Everything from the line containing "Write the seaborn" through the line containing "plt.rcParams['font.size'] = 8" must be written out exactly, and nothing more; leave any pictures out.

┌──

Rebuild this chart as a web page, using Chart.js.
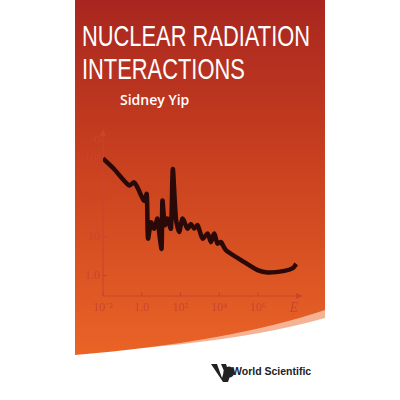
<!DOCTYPE html>
<html>
<head>
<meta charset="utf-8">
<script src="https://cdn.jsdelivr.net/npm/chart.js@4.4.1/dist/chart.umd.min.js"></script>
<style>
  html, body { margin: 0; padding: 0; background: #fff; }
  #page { position: relative; width: 400px; height: 400px; overflow: hidden; }
  #bg { position: absolute; left: 0; top: 0; }
  .t { position: absolute; color: #fff; white-space: nowrap; }
  #t1, #t2 { font-family: 'Liberation Sans', sans-serif; font-size: 29px; transform-origin: 0 0; }
  #t1 { left: 82px; top: 20px; }
  #t2 { left: 82px; top: 53px; }
  #author { left: 120px; top: 90px; font-family: 'Open Sans', sans-serif; font-weight: 600; font-size: 14px; }
  #ws { left: 232px; top: 365px; color: #222; font-family: 'Liberation Sans', sans-serif; font-weight: bold; font-size: 10.5px; }
  #c { position: absolute; left: 0; top: 0; }
</style>
</head>
<body>
<div id="page">
  <svg id="bg" width="400" height="400">
    <defs>
      <linearGradient id="g" x1="0" y1="0" x2="0" y2="1">
        <stop offset="0" stop-color="#a8261f"/>
        <stop offset="0.45" stop-color="#c8401f"/>
        <stop offset="1" stop-color="#ea6427"/>
      </linearGradient>
    </defs>
    <path d="M75,0 H325 V318 Q230,345 75,352 Z" fill="#f4b394"/>
    <path d="M75,0 H325 V310 Q230,342 75,355 Z" fill="url(#g)"/>
    <g transform="translate(211,362)" fill="#222">
      <path d="M0,2 L6,2 L11,16 L13,9 L10,2 L15,2 L19,14 L17,20 L12,20 Z"/>
      <circle cx="18" cy="10" r="5.5"/>
    </g>
  </svg>
  <div class="t" id="t1">NUCLEAR RADIATION</div>
  <div class="t" id="t2">INTERACTIONS</div>
  <div class="t" id="author">Sidney Yip</div>
  <div class="t" id="ws">World Scientific</div>
  <canvas id="c" width="400" height="400"></canvas>
</div>
<script>
// energy (E) and cross section (sigma)
const energy = [0.01, 0.037, 0.22, 0.40, 0.60, 1.3, 1.8, 2.1, 3.0, 4.4, 6.5, 7.9, 10.5, 11.7, 15.5, 21, 32, 40, 58, 85,
  126, 229, 339, 513, 759, 1380, 2510, 3720, 5500, 8130, 12300, 21900, 132000, 955000, 3.16e6, 2.29e7, 6.2e7, 9.3e7];
const sigma = [1000, 537, 204, 245, 182, 83, 123, 8.9, 23, 16, 29, 13, 4.9, 83, 19.5, 29, 16, 537, 29, 13,
  29, 16, 21, 16, 19.5, 8.9, 12, 7.2, 12, 6.6, 7.2, 4.5, 2.5, 1.38, 1.2, 1.32, 1.55, 2.0];
const xTicks = [0.01, 1, 100, 1e4, 1e6];
const xLabels = ['10⁻²', '1.0', '10²', '10⁴', '10⁶'];
const yTicks = [1, 10, 100, 1000];
const yLabels = ['1.0', '10', '10²', '10³'];

const axisColor = '#c9452f';

// squeeze the title to the narrow look of the cover
const t1 = document.getElementById('t1'), t2 = document.getElementById('t2');
const k = 228 / t1.getBoundingClientRect().width;
t1.style.transform = t2.style.transform = 'scaleX(' + k + ')';

const axesPlugin = {
    id: 'axes',
    beforeDatasetsDraw: function(chart) {
        const ctx = chart.ctx;
        const xs = chart.scales.x, ys = chart.scales.y;
        const a = chart.chartArea;
        ctx.save();
        ctx.strokeStyle = axisColor;
        ctx.fillStyle = axisColor;
        ctx.lineWidth = 1;
        ctx.beginPath();
        ctx.moveTo(a.left, a.bottom); ctx.lineTo(a.right, a.bottom);
        ctx.moveTo(a.left, a.bottom); ctx.lineTo(a.left, a.top);
        ctx.stroke();
        ctx.beginPath();
        ctx.moveTo(a.right + 4, a.bottom); ctx.lineTo(a.right - 3, a.bottom - 3); ctx.lineTo(a.right - 3, a.bottom + 3);
        ctx.closePath(); ctx.fill();
        ctx.beginPath();
        ctx.moveTo(a.left, a.top - 4); ctx.lineTo(a.left - 3, a.top + 3); ctx.lineTo(a.left + 3, a.top + 3);
        ctx.closePath(); ctx.fill();
        ctx.font = "12px 'Liberation Serif', serif";
        ctx.textAlign = 'center';
        ctx.textBaseline = 'top';
        xTicks.forEach((v, i) => {
            const px = xs.getPixelForValue(v);
            ctx.beginPath(); ctx.moveTo(px, a.bottom); ctx.lineTo(px, a.bottom - 4); ctx.stroke();
            ctx.fillText(xLabels[i], px, a.bottom + 6);
        });
        ctx.font = "italic 14px 'Liberation Serif', serif";
        ctx.fillText('E', a.right - 5, a.bottom + 5);
        ctx.font = "12px 'Liberation Serif', serif";
        ctx.textAlign = 'right';
        ctx.textBaseline = 'middle';
        yTicks.forEach((v, i) => {
            const py = ys.getPixelForValue(v);
            ctx.beginPath(); ctx.moveTo(a.left, py); ctx.lineTo(a.left + 4, py); ctx.stroke();
            ctx.fillText(yLabels[i], a.left - 3, py);
        });
        ctx.font = "14px 'Liberation Serif', serif";
        ctx.fillText('σ', a.left - 2, a.top + 6);
        ctx.restore();
    }
};

new Chart(document.getElementById('c'), {
    type: 'line',
    data: {
        datasets: [{
            data: energy.map((e, i) => ({ x: e, y: sigma[i] })),
            borderColor: '#2a0a08',
            borderWidth: 4.5,
            pointRadius: 0,
            tension: 0.25
        }]
    },
    options: {
        responsive: false,
        animation: false,
        layout: { padding: { left: 103, right: 101, top: 133, bottom: 104 } },
        plugins: { legend: { display: false }, tooltip: { enabled: false } },
        scales: {
            x: { type: 'logarithmic', min: 0.01, max: 1.3e8, display: false },
            y: { type: 'logarithmic', min: 0.34, max: 4500, display: false }
        }
    },
    plugins: [axesPlugin]
});
</script>
</body>
</html>
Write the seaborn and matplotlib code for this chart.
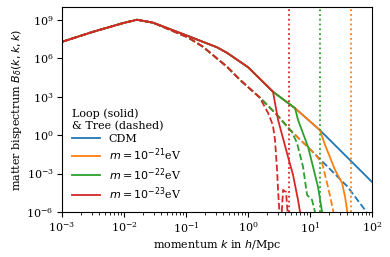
import numpy as np
import seaborn as sns
import matplotlib.pyplot as plt

plt.rcParams['font.family'] = ['DejaVu Serif']
plt.rcParams['font.size'] = 8

# values, as log10(k) and log10(B)
cdm_loop_logk = [-3.0, -2.5, -2.0, -1.79, -1.53, -0.935, -0.5, -0.339, 0.0, 0.403, 0.758, 1.161, 2.0]
cdm_loop_logb = [7.28, 8.06, 8.76, 9.0, 8.77, 7.67, 6.85, 6.42, 5.3, 3.38, 2.1, 0.38, -3.66]

cdm_tree_logk = [-3.0, -2.5, -2.0, -1.79, -1.53, -0.968, -0.726, -0.339, -0.129, 0.194, 0.468, 0.677,
                 0.968, 1.29, 1.6, 1.887, 1.95]
cdm_tree_logb = [7.28, 8.06, 8.76, 9.0, 8.77, 7.62, 6.89, 5.33, 4.31, 2.91, 1.58, 0.41,
                 -0.95, -2.5, -4.0, -5.84, -6.3]

m21_loop_logk = [1.242, 1.403, 1.516, 1.565, 1.597, 1.61]
m21_loop_logb = [-0.77, -2.72, -3.73, -4.83, -5.84, -6.5]
m21_tree_logk = [1.194, 1.29, 1.371, 1.39]
m21_tree_logb = [-2.17, -4.05, -5.84, -6.5]

m22_loop_logk = [0.806, 0.968, 1.129, 1.194, 1.2]
m22_loop_logb = [1.19, -0.92, -4.05, -6.0, -6.5]
m22_tree_logk = [0.79, 0.887, 0.952, 1.032, 1.08, 1.09]
m22_tree_logb = [-0.61, -2.48, -4.67, -5.06, -6.0, -6.5]

m23_loop_logk = [0.484, 0.645, 0.726, 0.806, 0.839, 0.85]
m23_loop_logb = [1.19, -1.7, -3.11, -5.06, -6.0, -6.5]
m23_tree_logk = [0.226, 0.323, 0.387, 0.403, 0.435, 0.468, 0.484, 0.525, 0.565, 0.613, 0.66]
m23_tree_logb = [2.59, 1.73, 0.95, 0.7, -0.375, -2.72, -4.28, -7.5, -4.28, -4.44, -7.5]

# Jeans scales
k_jeans = [46.0, 14.5, 4.6]

labels = ['CDM', r'$m=10^{-21}$eV', r'$m=10^{-22}$eV', r'$m=10^{-23}$eV']
colors = sns.color_palette('tab10')[:4]


def branch(logk, logb, start_logk, trunk_k, trunk_b):
    # shared part of the CDM curve up to where a model branches off
    kk = [k for k in trunk_k if k < start_logk]
    bb = [b for k, b in zip(trunk_k, trunk_b) if k < start_logk]
    kk.append(start_logk)
    bb.append(np.interp(start_logk, trunk_k, trunk_b))
    return 10 ** np.array(kk + logk), 10 ** np.array(bb + logb)


curves = [
    (10 ** np.array(cdm_loop_logk), 10 ** np.array(cdm_loop_logb),
     10 ** np.array(cdm_tree_logk), 10 ** np.array(cdm_tree_logb)),
    branch(m21_loop_logk, m21_loop_logb, 1.161, cdm_loop_logk, cdm_loop_logb)
    + branch(m21_tree_logk, m21_tree_logb, 1.08, cdm_tree_logk, cdm_tree_logb),
    branch(m22_loop_logk, m22_loop_logb, 0.758, cdm_loop_logk, cdm_loop_logb)
    + branch(m22_tree_logk, m22_tree_logb, 0.7, cdm_tree_logk, cdm_tree_logb),
    branch(m23_loop_logk, m23_loop_logb, 0.403, cdm_loop_logk, cdm_loop_logb)
    + branch(m23_tree_logk, m23_tree_logb, 0.194, cdm_tree_logk, cdm_tree_logb),
]

fig = plt.figure(figsize=(3.9, 2.57), dpi=100)
ax = fig.add_axes([0.159, 0.175, 0.795, 0.798])

for (kl, bl, kt, bt), c, lab in zip(curves, colors, labels):
    sns.lineplot(x=kl, y=bl, ax=ax, color=c, lw=1.3, label=lab, sort=False)
    sns.lineplot(x=kt, y=bt, ax=ax, color=c, lw=1.3, linestyle='--', sort=False)

for kj, c in zip(k_jeans, [colors[1], colors[2], colors[3]]):
    ax.axvline(kj, color=c, ls=':', lw=1.3)

ax.set_xscale('log')
ax.set_yscale('log')
ax.set_xlim(1e-3, 1e2)
ax.set_ylim(1e-6, 1e10)
ax.set_yticks([1e-6, 1e-3, 1e0, 1e3, 1e6, 1e9])
ax.tick_params(pad=2.5)
ax.set_xlabel(r'momentum $k$ in $h$/Mpc', labelpad=2)
ax.set_ylabel(r'matter bispectrum $B_\delta(k,k,k)$', labelpad=2)
ax.legend(title='Loop (solid)\n& Tree (dashed)', frameon=False, loc='lower left',
          alignment='left', title_fontsize=8, handlelength=2.5, labelspacing=0.25)

fig.savefig('out.png', dpi=100)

└──

Expected answer –
Write the seaborn and matplotlib code for this chart.
import numpy as np
import seaborn as sns
import matplotlib.pyplot as plt

plt.rcParams['font.family'] = ['DejaVu Serif']
plt.rcParams['font.size'] = 8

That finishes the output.